Unfortunately, heart problems are something that can affect anyone.
But whether they are hereditary or caused by lifestyle choices, there are steps that can be taken to help mitigate the risks and protect the heart as much as possible.
To mark National Heart Health Month, Nuffield Health physiotherapy manager and cardiac rehabilitation lead, Helen Alexander, has offered up some top tips.
Being physically active can help keep your heart healthy by controlling blood pressure and improving your cholesterol profile.

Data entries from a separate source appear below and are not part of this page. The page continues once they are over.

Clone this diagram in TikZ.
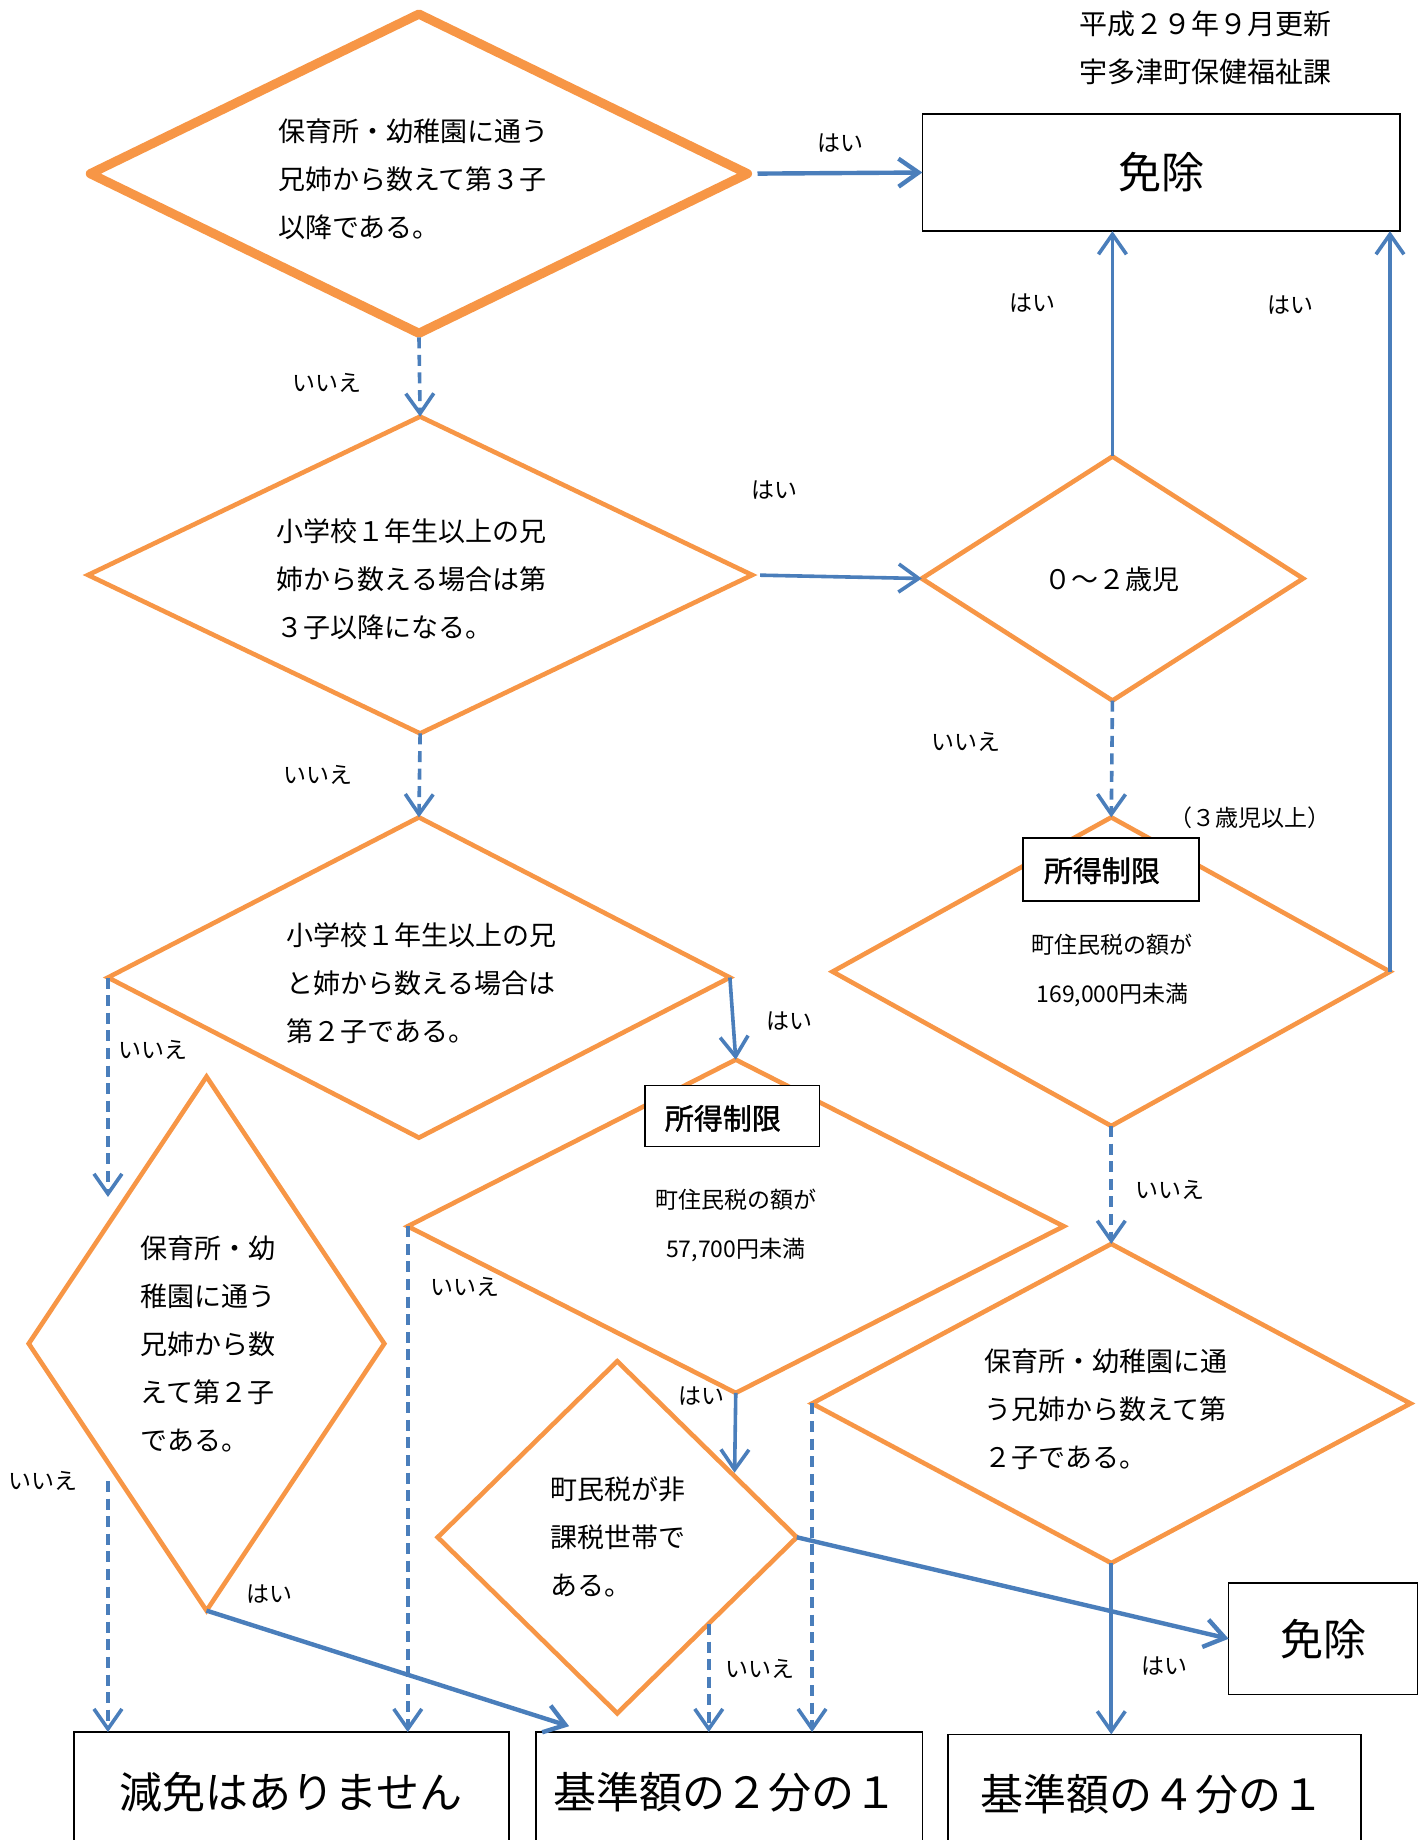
\documentclass[tikz,border=0pt]{standalone}
\usepackage{fontspec}
\setmainfont{Noto Sans CJK JP}
\newfontfamily\limfont[FakeBold=1.5]{Noto Sans CJK JP}
\usetikzlibrary{shapes.geometric,arrows.meta}
\definecolor{dorange}{HTML}{F79646}
\definecolor{dblue}{HTML}{4A7EBB}
\def\pxu{0.5868pt}
\begin{document}
\begin{tikzpicture}[x=0.5868pt,y=-0.5868pt,
  every node/.style={inner sep=0pt, outer sep=0pt},
  dia/.style={diamond, draw=dorange, line width=2.3pt},
  txt/.style={align=left, anchor=west, font=\fontsize{13.5}{24}\selectfont},
  stxt/.style={align=center, font=\fontsize{11.5}{24.6}\selectfont},
  yn/.style={font=\fontsize{11.5}{14}\selectfont},
  arr/.style={draw=dblue, line width=1.8pt, -{Straight Barb[length=10pt,width=14pt]}},
  darr/.style={arr, dash pattern=on 5.5pt off 3.3pt},
  bigbox/.style={rectangle, draw=black, line width=0.8pt, fill=white},
  bigtxt/.style={font=\fontsize{21.5}{24}\selectfont},
  limbox/.style={rectangle, draw=black, line width=0.8pt, fill=white},
  limtxt/.style={font=\limfont\fontsize{14.5}{16}\selectfont}
]
\path[use as bounding box, clip] (0,0) rectangle (1216,1568);

% header
\node[font=\fontsize{14}{16}\selectfont] (h1) at (1027,20) {平成２９年９月更新};
\node[font=\fontsize{14}{16}\selectfont] (h2) at (1027,61) {宇多津町保健福祉課};

% boxes
\node[bigbox, minimum width=407*\pxu, minimum height=100*\pxu, bigtxt] (box1) at (989.5,147) {免除};
\node[bigbox, minimum width=161*\pxu, minimum height=95*\pxu, bigtxt] (box2) at (1127.5,1396.5) {免除};
\node[bigbox, minimum width=371*\pxu, minimum height=140*\pxu] (bA) at (248.5,1546) {};
\node[bigbox, minimum width=329*\pxu, minimum height=140*\pxu] (bB) at (621.5,1546) {};
\node[bigbox, minimum width=352*\pxu, minimum height=140*\pxu] (bC) at (984,1548) {};
\node[bigtxt] (tA) at (248,1527) {減免はありません};
\node[bigtxt] (tB) at (618,1527) {基準額の２分の１};
\node[bigtxt] (tC) at (982,1529) {基準額の４分の１};

% diamonds
\node[dia, line width=4.6pt, line join=round, minimum width=560*\pxu, minimum height=272*\pxu] (d1) at (357,148) {};
\node[dia, minimum width=566*\pxu, minimum height=270*\pxu] (d2) at (358,490) {};
\node[dia, minimum width=325*\pxu, minimum height=208*\pxu] (d3) at (948,493) {};
\node[dia, minimum width=475*\pxu, minimum height=263*\pxu] (d4) at (947,828) {};
\node[dia, minimum width=530*\pxu, minimum height=273*\pxu] (d5) at (357,833) {};
\node[dia, minimum width=559*\pxu, minimum height=284*\pxu] (d6) at (627,1045) {};
\node[dia, minimum width=303*\pxu, minimum height=455*\pxu] (d7) at (176,1145) {};
\node[dia, minimum width=306*\pxu, minimum height=300*\pxu] (d8) at (526,1310) {};
\node[dia, minimum width=510*\pxu, minimum height=272*\pxu] (d9) at (947,1196) {};

% diamond texts
\node[txt] (d1t) at (237,153) {保育所・幼稚園に通う\\兄姉から数えて第３子\\以降である。};
\node[txt] (d2t) at (236,494) {小学校１年生以上の兄\\姉から数える場合は第\\３子以降になる。};
\node[font=\fontsize{13.5}{16}\selectfont] (d3t) at (948,494) {０～２歳児};
\node[limbox, minimum width=150*\pxu, minimum height=54*\pxu] (l4) at (947,741) {};
\node[limtxt] (l4t) at (939,742) {所得制限};
\node[stxt] (d4t) at (948,827) {町住民税の額が\\169,000円未満};
\node[yn] (age) at (1065,697) {（３歳児以上）};
\node[txt] (d5t) at (244,838) {小学校１年生以上の兄\\と姉から数える場合は\\第２子である。};
\node[limbox, minimum width=149*\pxu, minimum height=52*\pxu] (l6) at (624,951) {};
\node[limtxt] (l6t) at (616,953) {所得制限};
\node[stxt] (d6t) at (627,1044) {町住民税の額が\\57,700円未満};
\node[txt] (d7t) at (120,1145) {保育所・幼\\稚園に通う\\兄姉から数\\えて第２子\\である。};
\node[txt] (d8t) at (469,1310) {町民税が非\\課税世帯で\\ある。};
\node[txt] (d9t) at (839,1201) {保育所・幼稚園に通\\う兄姉から数えて第\\２子である。};

% helper coordinates
\coordinate (c1) at (92,1020);
\coordinate (c2) at (92,1262);
\coordinate (c3) at (626,1255);
\coordinate (c4) at (604,1384);
\coordinate (c5) at (485,1471);

% connectors
\draw[arr, line width=2.2pt, shorten <=5pt] (d1.east) -- (box1.west);
\draw[darr, shorten <=2pt] (d1.south) -- (d2.north);
\draw[arr, shorten <=4pt] (d2.east) -- (d3.west);
\draw[arr] (d3.north) -- (d3.north |- box1.south);
\draw[arr] (d4.east) -- (d4.east |- box1.south);
\draw[darr] (d3.south) -- (d4.north);
\draw[darr] (d2.south) -- (d5.north);
\draw[arr] (d5.east) -- (d6.north);
\draw[darr] (d5.west) -- (c1);
\draw[darr] (c2) -- (c2 |- bA.north);
\draw[arr, line width=2.2pt] (d7.south) -- (c5);
\draw[darr] (d6.west) -- (d6.west |- bA.north);
\draw[arr] (d6.south) -- (c3);
\draw[arr, line width=2.2pt] (d8.east) -- (box2.west);
\draw[darr] (c4) -- (c4 |- bB.north);
\draw[darr] (d9.west) -- (d9.west |- bB.north);
\draw[darr] (d4.south) -- (d9.north);
\draw[arr] (d9.south) -- (d9.south |- bC.north);

% yes/no labels
\node[yn] (y1) at (716,122) {はい};
\node[yn] (n1) at (279,326) {いいえ};
\node[yn] (y2) at (660,418) {はい};
\node[yn] (y3) at (880,258) {はい};
\node[yn] (y4) at (1100,260) {はい};
\node[yn] (n2) at (823,632) {いいえ};
\node[yn] (n3) at (271,660) {いいえ};
\node[yn] (y5) at (673,870) {はい};
\node[yn] (n4) at (130,895) {いいえ};
\node[yn] (n5) at (37,1262) {いいえ};
\node[yn] (y6) at (230,1358) {はい};
\node[yn] (n6) at (396,1097) {いいえ};
\node[yn] (y7) at (598,1190) {はい};
\node[yn] (n7) at (648,1422) {いいえ};
\node[yn] (n8) at (997,1014) {いいえ};
\node[yn] (y8) at (992,1420) {はい};
\end{tikzpicture}
\end{document}
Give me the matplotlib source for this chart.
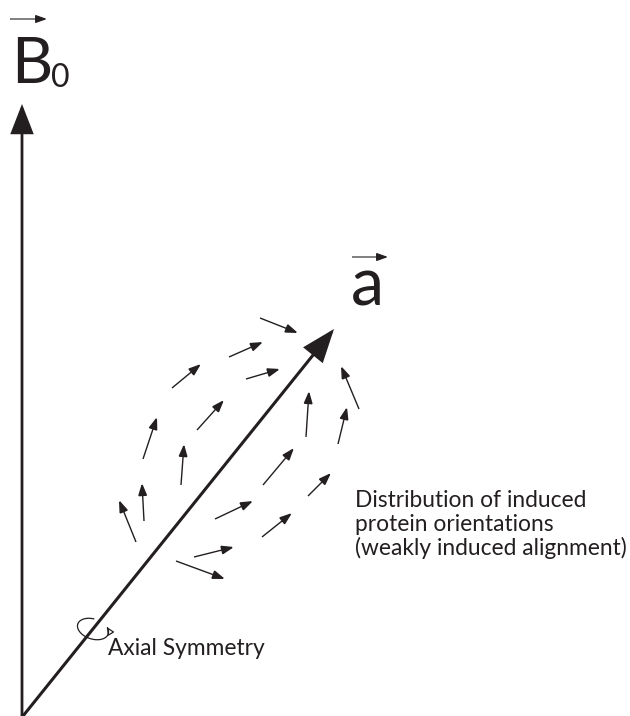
import numpy as np
import matplotlib.pyplot as plt
from matplotlib.patches import FancyArrowPatch
from matplotlib.path import Path

INK = '#231f20'
FONT = 'Lato'

# eixos principais (coordenadas em pixels, y cresce para baixo)
b0_tail = (22, 716)
b0_tip = (22, 104)
a_tail = (23, 716)
a_tip = (334, 329)

# setinhas: orientacoes induzidas das proteinas (cauda -> ponta)
tail_x = [260, 229, 246, 172, 197, 143, 181, 144, 136, 359, 306, 338, 263, 308, 215, 262, 194, 176]
tail_y = [318, 357, 379, 388, 430, 459, 485, 521, 542, 409, 437, 444, 485, 496, 519, 537, 557, 561]
head_x = [298, 263, 280, 201, 224, 157, 184, 142, 119, 341, 309, 347, 294, 331, 253, 292, 234, 225]
head_y = [333, 342, 369, 364, 400, 417, 444, 483, 500, 366, 391, 407, 448, 473, 501, 513, 547, 579]

desc_lines = ['Distribution of induced',
              'protein orientations',
              '(weakly induced alignment)']
sym_label = 'Axial Symmetry'

fig = plt.figure(figsize=(6.3, 7.16), dpi=100)
ax = fig.add_axes([0, 0, 1, 1])
ax.set_xlim(0, 630)
ax.set_ylim(716, 0)
ax.axis('off')


def seta(p0, p1, lw, hl, hw):
    ar = FancyArrowPatch(p0, p1, arrowstyle=f'-|>,head_length={hl},head_width={hw}',
                         mutation_scale=1, lw=lw, color=INK, shrinkA=0, shrinkB=0,
                         joinstyle='miter', capstyle='butt')
    ax.add_patch(ar)


# B0 e a
seta(b0_tail, b0_tip, 2.0, 18, 7)
seta(a_tail, a_tip, 2.2, 20, 7.5)

# distribuicao
for x0, y0, x1, y1 in zip(tail_x, tail_y, head_x, head_y):
    seta((x0, y0), (x1, y1), 1.0, 7.5, 2.7)

# rotulos dos vetores
ax.text(11, 83, 'B', fontsize=46, family=FONT, color=INK, ha='left', va='baseline')
ax.text(51, 87, '0', fontsize=23, family=FONT, color=INK, ha='left', va='baseline')
seta((10, 19), (47, 19), 0.8, 7, 2.5)
ax.text(351, 305, 'a', fontsize=48, family=FONT, color=INK, ha='left', va='baseline')
seta((352, 257), (388, 257), 0.8, 7, 2.5)

# texto explicativo
for i, s in enumerate(desc_lines):
    ax.text(355, 507 + 24 * i, s, fontsize=16.4, family=FONT, color=INK,
            ha='left', va='baseline')

# simetria axial: elipse em volta do eixo
c = np.array([93.0, 629.0])
ang = np.deg2rad(18)
u = np.array([np.cos(ang), np.sin(ang)])
v = np.array([-np.sin(ang), np.cos(ang)])
t = np.deg2rad(np.linspace(262, -38, 80))
pts = c + 16 * np.cos(t)[:, None] * u + 10 * np.sin(t)[:, None] * v
ax.add_patch(FancyArrowPatch(path=Path(pts), arrowstyle='-|>,head_length=4.5,head_width=2.2',
                             mutation_scale=1, lw=0.9, color=INK, fill=False))
ax.text(108, 655, sym_label, fontsize=16.4, family=FONT, color=INK,
        ha='left', va='baseline')

fig.savefig('out.png', dpi=100)
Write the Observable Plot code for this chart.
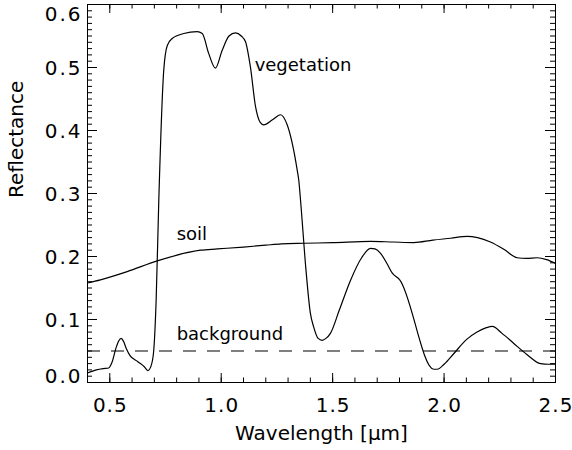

"If you are new to exercise, start by building in more activity during your day - using the stairs rather than the lift, walking more, using the car less, or parking further away than normal. When you are being active, you will get more benefits if you are able to achieve a pace that makes you feel warm and comfortably breathless," she said. "However, if you have had a recent cardiac event or procedure and would like to increase your physical activity, attending a cardiac rehabilitation programme can ensure you return to exercise safely under the guidance of a professional."
Eating a healthy balanced diet plays an important role in looking after your heart health. Try to keep your intake of saturated fats (normally found in animal products, as well as high-fat dairy and sweet treats) low by replacing them with unsaturated fats. Good sources include oily fish, olive oil, nuts, and seeds.
"Contrary to popular belief, carbohydrates should absolutely form part of a healthy diet - they're great for energy and contain important nutrients and fibre, which are essential for heart health. Try to look for wholegrain, slower-release options such as oats, wholewheat bread, and pasta to incorporate into your diet," the expert explained. "Fruit and vegetables should be the cornerstone of all heart-healthy diets as these have a huge number of anti-inflammatory properties and high amount of dietary fibre. Always try to eat a 'rainbow' of fruit and vegetables to get lots of variety into your diet."
Looking after our mental fitness is just as important as looking after our physical health. We all have some day-to-day stress, but if your stress levels get beyond what you can cope with it can affect you physically.
"Recognising what situations or activities contribute to your stress, and then putting some coping strategies in place is often a first step. Think about which activities make you feel calm and content and make some time for them - it might be going for a walk, being out in nature or reading a book. Take some time to consider how you currently manage everyday stress and get help if you feel overwhelmed or think it might be affecting your health," noted Helen.
When it comes to heart health, smoking increases the risk of heart and circulatory disease.
"It is not easy giving up smoking, but help is available - you are four times more likely to give up if you get professional advice. You can seek support from your GP, local pharmacist or local stop smoking team," she continued. "Once you have set a quit date, tell your family, friends and colleagues so they can support you through all the feelings and emotions you may experience and remember - it will be worth it."
Everybody needs some body fat (the ideal amount differs from person to person), but carrying too much, especially around the waist area, can put our health at risk. Excess weight can lead to a build-up of fatty materials in our arteries, increasing the risk of heart attacks and strokes. Carrying weight around your middle can make it harder for your body to use a hormone called insulin, which controls your blood glucose (sugar) levels, and can lead to type 2 diabetes.
"Losing weight can be hard, and often takes changes to our diet and physical activity levels. Although the main principle of losing weight is simple - the energy you take in (calories) needs to be less than the energy you use - the effectiveness of any diet that is undertaken will vary from person to person. Make sure you find something that works for you, and you will be more likely to stick with it," Helen added.